I didn't change a lot on this drawing--Warlock is a little bit more upright in my version, and I modified the color a bit here and there, making the piece less about gray against green, and more about a green/purple/pink contrast. Those little changes probably seem like nothing to a casual observer, but I spent hours(?) agonizing over what color to use in the circle indica on the upper lefthand corner. In the end, green was the perfect choice for the cover's  background color, and although I spent a good deal of time  playing around with alternatives, I never found anything that worked as well. (But you'll notice I moved away from a yellow-green toward a bluer green.)


Javier Hernandez said...

I've really enjoyed these exercises. Your color choice here is very appealing. And I love the corner illustration of Warlock. The looseness of that little drawing is great.

Your comments about Starlin's idiosyncratic figure drawings 'took the words right out of my mouth' (as the saying goes). Wasn't familiar with Beardsley's art, but I agree wholeheartedly about the other influences.

And I know what you mean by wrestling with coloring choices! Sometimes it's worse than actually composing a drawing!

By the way, are these covers of your produced with markers? There's a nice watercolor feel to them. With my luck, you'll say "Oh no, it's all on computer"! Nowadays, some people are so dang good at replicating 'hand-drawn' art that I feel like a world class fool for not knowing the difference!

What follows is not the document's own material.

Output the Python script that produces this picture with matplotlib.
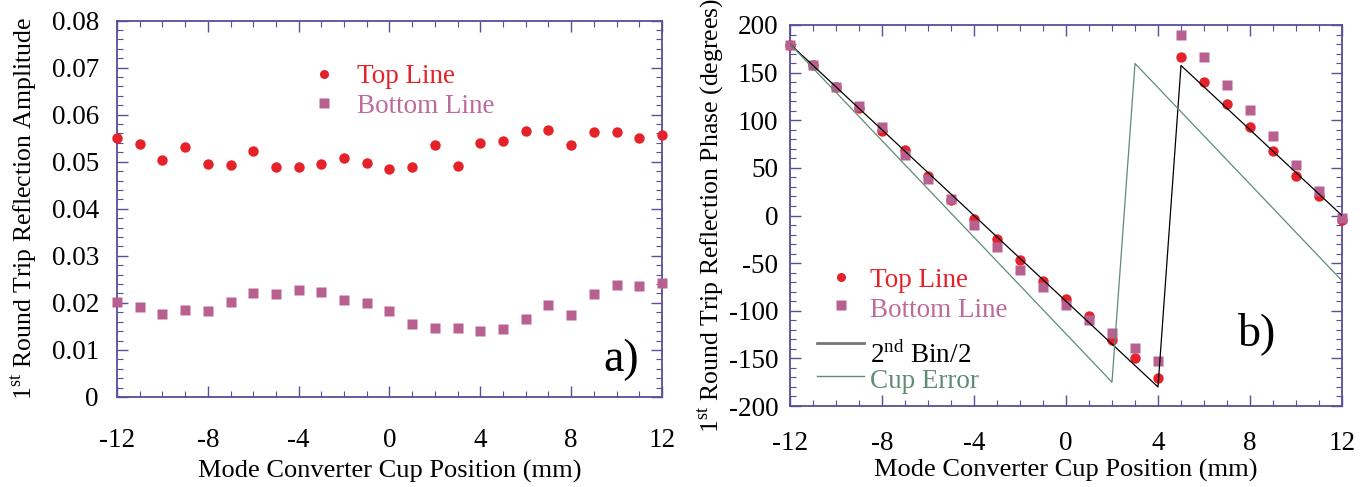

Keep sharing these great images.

Javier Hernandez said...

Whoops! Just looked at your SHADOW #3 piece and realized that you do indeed use markers.

Geoff Grogan said...

Hi Javier-
thanks for chiming in! Yeah--these are done with prismacolor markers. While I've done coloring with photoshop, and I agree--in the hands of a master(Jamie Grant, Kevin Mutch)--it's enormously effective--I'll always have painting in my bones. the touch of a brush,pen or marker to paper is a completely different experience from that of the Wacom--and the the experience on paper is the one I love.
So-- I've resolved that I'll make the work by hand as much as possible and use only a bit of digital "futzing" in order to get the stuff out there. I love putting pen and marker to paper--I don't love Photoshop--and life's too short to spend anymore time doing work that's not enjoyable than I already do!